50169 - EU PRIVATE INTERNATIONAL LAW
Course taught in English
Go to class group/s: 31
Private international law is the subject studied in this course. Private international law covers three main areas: national court jurisdiction to decide cases with foreign elements; recognition and enforcement of national courts decisions from other national jurisdictions; conflict of law, the system to choose what law is to govern the resolution of international issues in dispute. Every Nation has its own conflict of laws, and so Italy. Since 1999, the private international law of the EU Member States is increasingly regulated by the European Union, making private international law ever less 'national' and ever more EU based. The course is mainly focused on the EU system.

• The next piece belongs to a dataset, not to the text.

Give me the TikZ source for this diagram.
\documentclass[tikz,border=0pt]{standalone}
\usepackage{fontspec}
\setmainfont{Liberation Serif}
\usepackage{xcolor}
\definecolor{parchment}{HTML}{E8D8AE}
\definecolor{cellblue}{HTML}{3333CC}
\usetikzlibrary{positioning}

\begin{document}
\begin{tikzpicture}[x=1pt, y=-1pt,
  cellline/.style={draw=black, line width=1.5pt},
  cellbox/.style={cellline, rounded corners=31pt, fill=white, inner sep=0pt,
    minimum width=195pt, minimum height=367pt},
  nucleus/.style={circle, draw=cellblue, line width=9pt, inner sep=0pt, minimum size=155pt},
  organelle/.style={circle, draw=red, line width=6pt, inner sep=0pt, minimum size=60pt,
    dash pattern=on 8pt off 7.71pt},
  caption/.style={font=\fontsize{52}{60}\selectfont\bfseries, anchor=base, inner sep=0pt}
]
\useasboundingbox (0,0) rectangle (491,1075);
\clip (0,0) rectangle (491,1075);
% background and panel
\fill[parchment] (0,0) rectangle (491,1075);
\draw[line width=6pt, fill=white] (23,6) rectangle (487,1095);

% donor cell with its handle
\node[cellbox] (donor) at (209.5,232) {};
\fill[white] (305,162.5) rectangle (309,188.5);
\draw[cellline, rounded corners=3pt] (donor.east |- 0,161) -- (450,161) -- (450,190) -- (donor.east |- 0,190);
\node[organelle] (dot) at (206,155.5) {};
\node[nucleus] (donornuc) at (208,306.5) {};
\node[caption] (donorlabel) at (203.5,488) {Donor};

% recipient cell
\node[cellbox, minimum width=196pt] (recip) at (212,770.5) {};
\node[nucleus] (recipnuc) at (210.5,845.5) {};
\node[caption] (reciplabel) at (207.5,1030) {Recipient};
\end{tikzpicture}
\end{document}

A seminar on the Italian system (compulsory only for Italian students) is held in Italian.
- The Concept, Nature and Development of Private International Law.
- Sources of Private International Law.
- The Impact of European Law on the Private International Law of the Member States.
- International jurisdiction.
- The European area of justice: the international jurisdiction.
- The European area of justice: recognition and enforcement of judgments.
- Conflicts rules.
- Interpretation and implementation of conflict rules.
- Individuals and corporate entities.
- International contracts and torts.
- Cross border insolvency.
- The Italian system.
- Understand the operation of national and EU Private international law systems.
- Define cross border private relationships and identify the legal orders involved.
- Identify the applicable conflict of law provision and the applicable law.
- Identify the national courts competent to settle international disputes.
- Identify the enforceability of foreign decisions in domestic legal systems.
- Apply the appropriate conflict of law provisions to solve hypothetical cases.
- Discuss the different policy options inspiring different private international law regalutory choice.
- Explain the connection between EU economic integration process and the Private international law regulations.
- Face-to-face lectures
- Case studies /Incidents (traditional, online)
- Individual assignments
Students are also assigned Court Judgments to be discussed in class. Because of the course’s set up, the need to discuss the case law in class, as well as the need to learn how to solve hypothetical cases, a committed and pro-active attendance is highly recommended.
|Continuous assessment||Partial exams||General exam|
- General exam: written exam with open-ended questions: Students are requested to answer in English four questions within the allocated space for each answer in 80 minutes. Two specific questions to be answered by substantiated answers and two hypotetical cases to be solved and motivated. The well-known Bocconi rules on grades of exams are applicable (grades of at least 18/30 are passing grades; no retake exam is allowed).
- Partial exams: All students may split the final exam in two parts, each worth 50% of the final grade. Students who wish to avail themselves of this possibility have to sit a written partial exam in October and sit the remaining part of the exam at the partial exam session in January. Exchange students may also sit the remaining part of the exam in the December session. Each written partial exam consists of two questions, to be answered in English within the allocated space for each answer in 40 minutes.
- G. VAN CALSTER, European Private International Law, Oxford, Hart Pub., latest edition.
Only for Italian students:
- B. BAREL, S. ARMELLINI, Diritto internazionale privato (manuale breve), Milano, Giuffrè, ultima edizione (parte prima, capitoli I, II, III).
- Other teaching materials (slides, Court decisions, legislations) are announced before each class and uploaded to the Bboard platform.